La petite femme enceinte et le point d’origine
- Olivier
- 20 déc.
- 2 min de lecture
Dernière mise à jour : 21 déc.

Cette petite figure ne porte aucune inscription, mais d’assez fortes similitudes avec une autre pièce de ma collection signée I Wayan Gejir pourraient justifier une attribution à ce sculpteur. Comme le dormeur dont il est question ici, il s’agit d’une variation sur le motif de la figure endormie créé par Ida Bagus Njana en 1956. Outre l’aspect replet caractéristique du style aux formes pleines, on retrouve l’attitude du modèle de Njana, avec la position assise, les mains reposant sur le ventre et la tête inclinée sur l’épaule.
Toute en rondeurs, la sculpture représente une femme enceinte. Loin de tout réalisme, le sculpteur explore une esthétique pleine d’humour et de délicatesse. Pour conférer un maximum de douceur aux formes, il privilégie les enchaînements fluides de surfaces convexes et concaves qui laissent glisser la lumière. Il accorde une attention particulière à certains détails, peu visibles au premier regard: la manière dont la surface du sein gauche se creuse légèrement sous la pression du pouce, suggérant la souplesse de la chair, ou le très léger renflement sur lequel s’inscrit l’incision du nombril – la seule qui soit franche et profonde avec celle placée plus haut, au centre du subeng (l’ornement circulaire porté à l’oreille).
Mais un autre aspect contribue à l’intérêt de cette pièce. Je veux parler du jeu entre les formes et les lignes dessinées par les cernes à la surface du bois. En observant attentivement ces lignes, on voit qu’elles épousent la courbure des épaules et le volume des seins. Mais surtout, on remarque qu’avec beaucoup d’à-propos, le sculpteur a placé la courte incision figurant le nombril au centre des cercles concentriques formés par les cernes. Si bien que ce point – qui renvoie symboliquement à l’origine de la vie de la mère comme à celle de son enfant à venir, et, au-delà, à l’origine de la vie humaine en général – coïncide avec le point d’origine de la croissance de l’arbre dont le bois a servi pour sculpter la figure.

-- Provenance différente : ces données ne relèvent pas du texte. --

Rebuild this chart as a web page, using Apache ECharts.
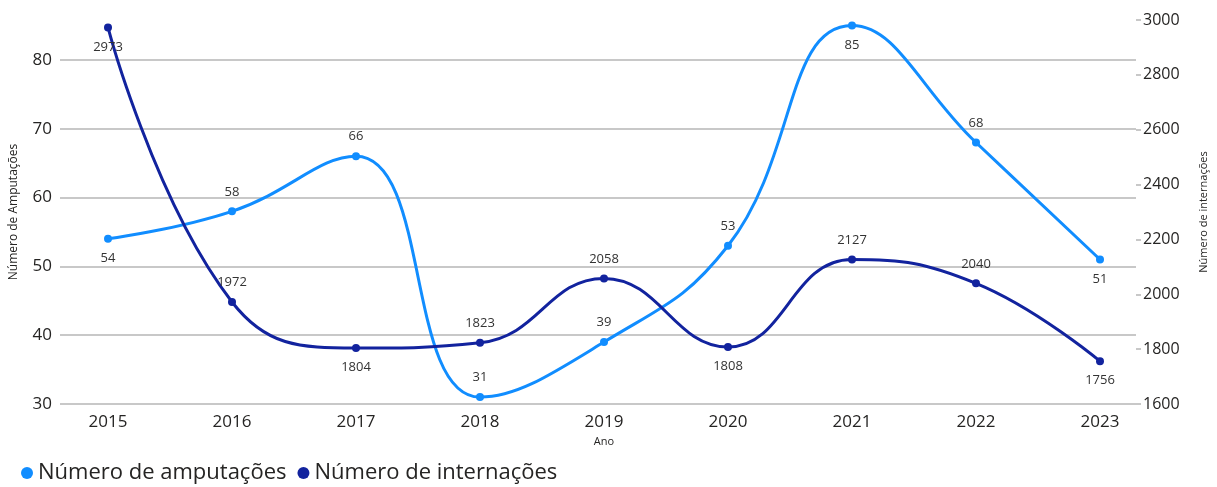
<!DOCTYPE html>
<html>
<head>
<meta charset="utf-8">
<style>
  html, body { margin: 0; padding: 0; background: #ffffff; }
  #chart { width: 1217px; height: 487px; }
</style>
<script src="https://cdn.jsdelivr.net/npm/echarts@6/dist/echarts.min.js"></script>
</head>
<body>
<div id="chart"></div>
<script>
// Anos e séries
const anos = ['2015', '2016', '2017', '2018', '2019', '2020', '2021', '2022', '2023'];
const amputacoes = [54, 58, 66, 31, 39, 53, 85, 68, 51];
const internacoes = [2973, 1972, 1804, 1823, 2058, 1808, 2127, 2040, 1756];

// Lado de cada rótulo de valor (acima / abaixo do ponto)
const posAmputacoes = ['bottom', 'top', 'top', 'top', 'top', 'top', 'bottom', 'top', 'bottom'];
const posInternacoes = ['bottom', 'top', 'bottom', 'top', 'top', 'bottom', 'top', 'top', 'bottom'];

const corAmput = '#118DFF';
const corInter = '#12239E';
const fonte = '"Open Sans", "Noto Sans", sans-serif';
const corTexto = '#252423';

const leftMin = 30, leftMax = 85.8;
const rightMin = 1600, rightMax = 3000;

function pontos(valores, posicoes) {
  return valores.map((v, i) => ({ value: v, label: { position: posicoes[i] } }));
}

const chart = echarts.init(document.getElementById('chart'));
chart.setOption({
  backgroundColor: '#ffffff',
  textStyle: { fontFamily: fonte },
  grid: [
    // área das séries
    { left: 46, right: 55, top: 20, bottom: 83 },
    // área das linhas de grade e eixos de valores
    { left: 58, right: 67, top: 20, bottom: 83 }
  ],
  legend: {
    left: 16,
    top: 457,
    itemWidth: 12,
    itemHeight: 12,
    itemGap: 11,
    icon: 'circle',
    textStyle: { fontSize: 22, color: corTexto, fontFamily: fonte },
    data: ['Número de amputações', 'Número de internações']
  },
  xAxis: [
    {
      gridIndex: 0,
      type: 'category',
      data: anos,
      boundaryGap: true,
      name: 'Ano',
      nameLocation: 'middle',
      nameGap: 31,
      nameTextStyle: { fontSize: 11, color: corTexto },
      axisLine: { show: false },
      axisTick: { show: false },
      axisLabel: { fontSize: 17, color: corTexto, margin: 10 }
    },
    {
      gridIndex: 1,
      type: 'category',
      data: anos,
      show: false
    }
  ],
  yAxis: [
    // eixos invisíveis da área das séries
    { gridIndex: 0, type: 'value', min: leftMin, max: leftMax, show: false },
    { gridIndex: 0, type: 'value', min: rightMin, max: rightMax, show: false },
    // eixo esquerdo com grade
    {
      gridIndex: 1,
      type: 'value',
      min: leftMin,
      max: leftMax,
      interval: 10,
      position: 'left',
      name: 'Número de Amputações',
      nameLocation: 'middle',
      nameGap: 40,
      nameTextStyle: { fontSize: 12, color: corTexto },
      axisLine: { show: false },
      axisTick: { show: false },
      axisLabel: { fontSize: 17, color: corTexto, margin: 8, showMaxLabel: false },
      splitLine: { show: true, showMaxLine: false, lineStyle: { color: '#c8c8c8', width: 2 } }
    },
    // eixo direito
    {
      gridIndex: 1,
      type: 'value',
      min: rightMin,
      max: rightMax,
      interval: 200,
      position: 'right',
      name: 'Número de internações',
      nameLocation: 'middle',
      nameGap: 62,
      nameRotate: 90,
      nameTextStyle: { fontSize: 11, color: corTexto },
      axisLine: { show: false },
      axisTick: { show: true, length: 5, lineStyle: { color: '#c8c8c8', width: 2 } },
      axisLabel: { fontSize: 16, color: corTexto, margin: 7, formatter: (v) => String(v) },
      splitLine: { show: false }
    }
  ],
  series: [
    {
      name: 'Número de amputações',
      type: 'line',
      xAxisIndex: 0,
      yAxisIndex: 0,
      data: pontos(amputacoes, posAmputacoes),
      smooth: 0.45,
      symbol: 'circle',
      symbolSize: 8,
      itemStyle: { color: corAmput },
      lineStyle: { color: corAmput, width: 3 },
      label: { show: true, fontSize: 13, color: '#333333', distance: 9, fontFamily: fonte },
      z: 3
    },
    {
      name: 'Número de internações',
      type: 'line',
      xAxisIndex: 0,
      yAxisIndex: 1,
      data: pontos(internacoes, posInternacoes),
      smooth: 0.45,
      symbol: 'circle',
      symbolSize: 8,
      itemStyle: { color: corInter },
      lineStyle: { color: corInter, width: 3 },
      label: { show: true, fontSize: 13, color: '#333333', distance: 9, fontFamily: fonte },
      z: 4
    }
  ]
});
</script>
</body>
</html>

Du dégrossissage à la finition, un sculpteur sur bois habile sait comment la progression de la taille peut révéler certaines qualités inhérentes au bloc qu’il travaille. Un restaurateur auquel je confie parfois certaines de mes pièces m’a un jour dit que l’une des qualités qu’il trouvait les plus remarquables dans le travail des sculpteurs balinais était justement cette capacité à extraire les ondulations dessinées par les cernes. Mais s’il est assez fréquent, en effet, que des sculptures balinaises témoignent d’un tel dialogue avec les propriétés intimes du bois, rares sont cependant celles qui en tirent aussi subtilement parti pour enrichir la portée symbolique de l'œuvre.